**WHAT THE TASK REQUIRES:** Transcribe each line of the material as it is, and drop any picture.

--- Start ---

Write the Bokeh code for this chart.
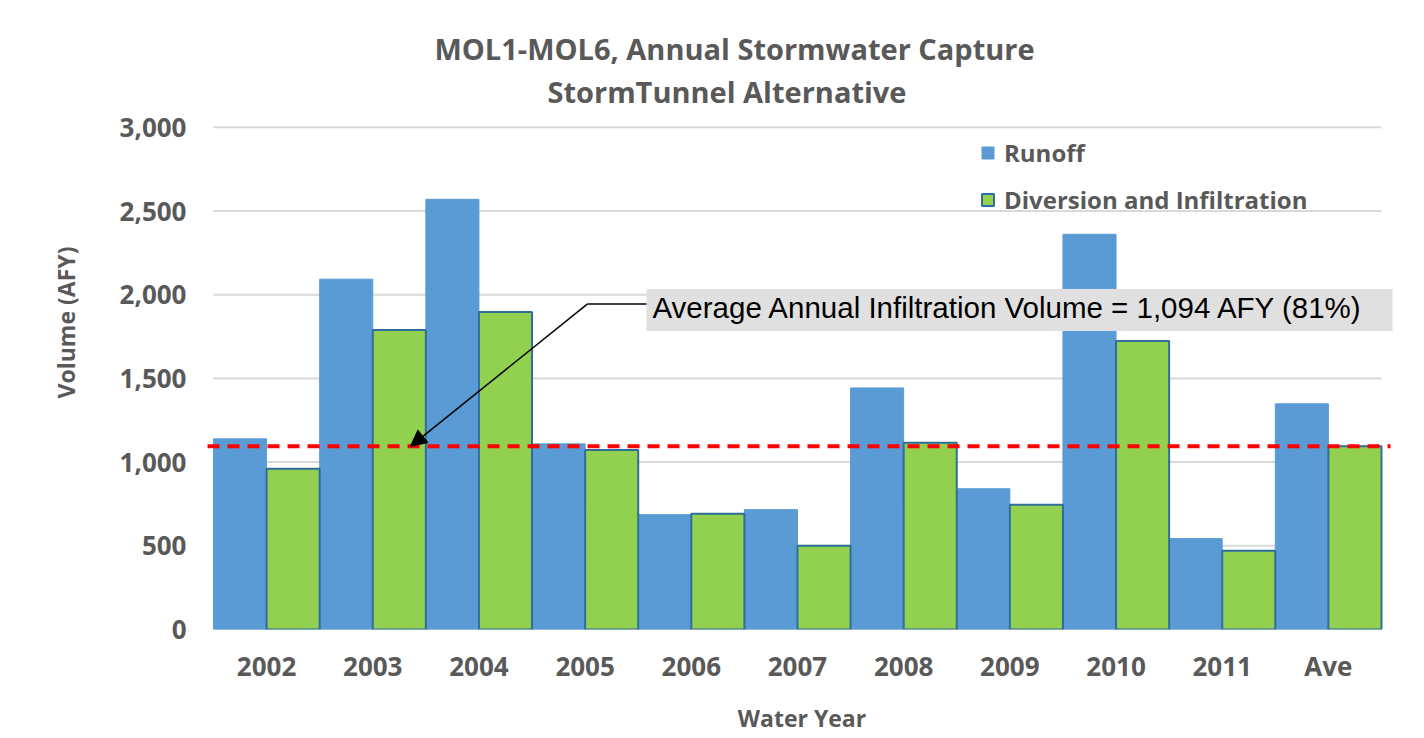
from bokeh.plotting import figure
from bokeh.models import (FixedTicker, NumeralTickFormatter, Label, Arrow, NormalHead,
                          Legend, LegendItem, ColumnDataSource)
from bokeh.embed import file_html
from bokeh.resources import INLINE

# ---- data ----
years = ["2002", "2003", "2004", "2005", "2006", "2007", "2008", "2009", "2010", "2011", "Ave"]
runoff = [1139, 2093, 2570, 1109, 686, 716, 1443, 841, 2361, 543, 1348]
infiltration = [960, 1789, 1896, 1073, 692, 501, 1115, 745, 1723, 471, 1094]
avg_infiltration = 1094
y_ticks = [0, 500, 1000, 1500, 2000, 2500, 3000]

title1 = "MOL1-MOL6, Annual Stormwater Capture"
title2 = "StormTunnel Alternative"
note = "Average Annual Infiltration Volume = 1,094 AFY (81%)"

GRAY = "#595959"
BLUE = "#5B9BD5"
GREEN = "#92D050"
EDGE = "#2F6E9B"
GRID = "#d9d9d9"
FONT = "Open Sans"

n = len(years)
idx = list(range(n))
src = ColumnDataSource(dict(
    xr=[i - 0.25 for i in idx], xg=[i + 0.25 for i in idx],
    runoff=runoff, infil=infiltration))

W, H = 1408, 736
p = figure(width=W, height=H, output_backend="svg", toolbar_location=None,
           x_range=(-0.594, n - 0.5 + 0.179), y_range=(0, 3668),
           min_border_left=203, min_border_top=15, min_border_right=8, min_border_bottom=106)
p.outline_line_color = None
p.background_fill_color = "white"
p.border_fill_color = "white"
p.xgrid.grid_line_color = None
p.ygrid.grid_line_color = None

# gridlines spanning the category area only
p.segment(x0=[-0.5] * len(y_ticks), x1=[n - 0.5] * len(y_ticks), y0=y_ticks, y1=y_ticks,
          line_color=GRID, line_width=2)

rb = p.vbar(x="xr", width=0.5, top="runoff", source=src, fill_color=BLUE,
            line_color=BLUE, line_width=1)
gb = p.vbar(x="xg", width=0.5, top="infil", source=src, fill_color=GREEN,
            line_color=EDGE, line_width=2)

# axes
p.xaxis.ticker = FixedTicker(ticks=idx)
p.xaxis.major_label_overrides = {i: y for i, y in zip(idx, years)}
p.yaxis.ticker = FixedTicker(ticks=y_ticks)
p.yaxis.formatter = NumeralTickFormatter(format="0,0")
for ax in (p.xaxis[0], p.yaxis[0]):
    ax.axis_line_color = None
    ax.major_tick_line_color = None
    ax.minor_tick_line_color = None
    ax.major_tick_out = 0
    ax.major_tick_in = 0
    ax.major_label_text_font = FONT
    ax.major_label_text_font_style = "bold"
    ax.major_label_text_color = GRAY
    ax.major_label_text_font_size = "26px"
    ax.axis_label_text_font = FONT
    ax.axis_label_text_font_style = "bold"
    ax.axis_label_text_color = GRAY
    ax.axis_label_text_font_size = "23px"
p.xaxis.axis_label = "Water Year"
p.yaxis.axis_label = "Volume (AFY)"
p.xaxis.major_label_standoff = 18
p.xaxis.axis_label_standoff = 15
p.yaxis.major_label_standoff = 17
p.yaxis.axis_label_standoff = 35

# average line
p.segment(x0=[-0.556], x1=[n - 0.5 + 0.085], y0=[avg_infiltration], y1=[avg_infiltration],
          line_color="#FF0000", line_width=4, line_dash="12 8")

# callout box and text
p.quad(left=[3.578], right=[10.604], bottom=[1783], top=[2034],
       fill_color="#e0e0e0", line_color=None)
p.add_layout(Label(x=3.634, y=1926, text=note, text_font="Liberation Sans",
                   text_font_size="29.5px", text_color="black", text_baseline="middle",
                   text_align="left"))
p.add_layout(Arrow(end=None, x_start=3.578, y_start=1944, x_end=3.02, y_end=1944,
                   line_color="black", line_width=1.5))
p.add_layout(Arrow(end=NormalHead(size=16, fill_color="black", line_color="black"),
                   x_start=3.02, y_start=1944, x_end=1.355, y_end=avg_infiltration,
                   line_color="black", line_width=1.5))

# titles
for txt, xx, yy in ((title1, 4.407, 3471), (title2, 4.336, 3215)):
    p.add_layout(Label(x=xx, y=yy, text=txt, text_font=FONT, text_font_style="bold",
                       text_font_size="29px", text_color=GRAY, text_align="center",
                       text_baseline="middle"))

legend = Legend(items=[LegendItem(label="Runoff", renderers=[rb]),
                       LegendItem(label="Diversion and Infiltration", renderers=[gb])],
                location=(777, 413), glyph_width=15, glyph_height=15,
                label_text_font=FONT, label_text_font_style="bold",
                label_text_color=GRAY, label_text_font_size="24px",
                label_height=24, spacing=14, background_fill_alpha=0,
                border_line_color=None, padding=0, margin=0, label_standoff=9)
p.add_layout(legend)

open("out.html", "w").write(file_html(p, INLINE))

--- End ---

**SOLUTION FOR THIS TASK:**
Write the Bokeh code for this chart.
from bokeh.plotting import figure
from bokeh.models import (FixedTicker, NumeralTickFormatter, Label, Arrow, NormalHead,
                          Legend, LegendItem, ColumnDataSource)
from bokeh.embed import file_html
from bokeh.resources import INLINE

# ---- data ----
years = ["2002", "2003", "2004", "2005", "2006", "2007", "2008", "2009", "2010", "2011", "Ave"]
runoff = [1139, 2093, 2570, 1109, 686, 716, 1443, 841, 2361, 543, 1348]
infiltration = [960, 1789, 1896, 1073, 692, 501, 1115, 745, 1723, 471, 1094]
avg_infiltration = 1094
y_ticks = [0, 500, 1000, 1500, 2000, 2500, 3000]

title1 = "MOL1-MOL6, Annual Stormwater Capture"
title2 = "StormTunnel Alternative"
note = "Average Annual Infiltration Volume = 1,094 AFY (81%)"

GRAY = "#595959"
BLUE = "#5B9BD5"
GREEN = "#92D050"
EDGE = "#2F6E9B"
GRID = "#d9d9d9"
FONT = "Open Sans"

n = len(years)
idx = list(range(n))
src = ColumnDataSource(dict(
    xr=[i - 0.25 for i in idx], xg=[i + 0.25 for i in idx],
    runoff=runoff, infil=infiltration))

W, H = 1408, 736
p = figure(width=W, height=H, output_backend="svg", toolbar_location=None,
           x_range=(-0.594, n - 0.5 + 0.179), y_range=(0, 3668),
           min_border_left=203, min_border_top=15, min_border_right=8, min_border_bottom=106)
p.outline_line_color = None
p.background_fill_color = "white"
p.border_fill_color = "white"
p.xgrid.grid_line_color = None
p.ygrid.grid_line_color = None

# gridlines spanning the category area only
p.segment(x0=[-0.5] * len(y_ticks), x1=[n - 0.5] * len(y_ticks), y0=y_ticks, y1=y_ticks,
          line_color=GRID, line_width=2)

rb = p.vbar(x="xr", width=0.5, top="runoff", source=src, fill_color=BLUE,
            line_color=BLUE, line_width=1)
gb = p.vbar(x="xg", width=0.5, top="infil", source=src, fill_color=GREEN,
            line_color=EDGE, line_width=2)

# axes
p.xaxis.ticker = FixedTicker(ticks=idx)
p.xaxis.major_label_overrides = {i: y for i, y in zip(idx, years)}
p.yaxis.ticker = FixedTicker(ticks=y_ticks)
p.yaxis.formatter = NumeralTickFormatter(format="0,0")
for ax in (p.xaxis[0], p.yaxis[0]):
    ax.axis_line_color = None
    ax.major_tick_line_color = None
    ax.minor_tick_line_color = None
    ax.major_tick_out = 0
    ax.major_tick_in = 0
    ax.major_label_text_font = FONT
    ax.major_label_text_font_style = "bold"
    ax.major_label_text_color = GRAY
    ax.major_label_text_font_size = "26px"
    ax.axis_label_text_font = FONT
    ax.axis_label_text_font_style = "bold"
    ax.axis_label_text_color = GRAY
    ax.axis_label_text_font_size = "23px"
p.xaxis.axis_label = "Water Year"
p.yaxis.axis_label = "Volume (AFY)"
p.xaxis.major_label_standoff = 18
p.xaxis.axis_label_standoff = 15
p.yaxis.major_label_standoff = 17
p.yaxis.axis_label_standoff = 35

# average line
p.segment(x0=[-0.556], x1=[n - 0.5 + 0.085], y0=[avg_infiltration], y1=[avg_infiltration],
          line_color="#FF0000", line_width=4, line_dash="12 8")

# callout box and text
p.quad(left=[3.578], right=[10.604], bottom=[1783], top=[2034],
       fill_color="#e0e0e0", line_color=None)
p.add_layout(Label(x=3.634, y=1926, text=note, text_font="Liberation Sans",
                   text_font_size="29.5px", text_color="black", text_baseline="middle",
                   text_align="left"))
p.add_layout(Arrow(end=None, x_start=3.578, y_start=1944, x_end=3.02, y_end=1944,
                   line_color="black", line_width=1.5))
p.add_layout(Arrow(end=NormalHead(size=16, fill_color="black", line_color="black"),
                   x_start=3.02, y_start=1944, x_end=1.355, y_end=avg_infiltration,
                   line_color="black", line_width=1.5))

# titles
for txt, xx, yy in ((title1, 4.407, 3471), (title2, 4.336, 3215)):
    p.add_layout(Label(x=xx, y=yy, text=txt, text_font=FONT, text_font_style="bold",
                       text_font_size="29px", text_color=GRAY, text_align="center",
                       text_baseline="middle"))

legend = Legend(items=[LegendItem(label="Runoff", renderers=[rb]),
                       LegendItem(label="Diversion and Infiltration", renderers=[gb])],
                location=(777, 413), glyph_width=15, glyph_height=15,
                label_text_font=FONT, label_text_font_style="bold",
                label_text_color=GRAY, label_text_font_size="24px",
                label_height=24, spacing=14, background_fill_alpha=0,
                border_line_color=None, padding=0, margin=0, label_standoff=9)
p.add_layout(legend)

open("out.html", "w").write(file_html(p, INLINE))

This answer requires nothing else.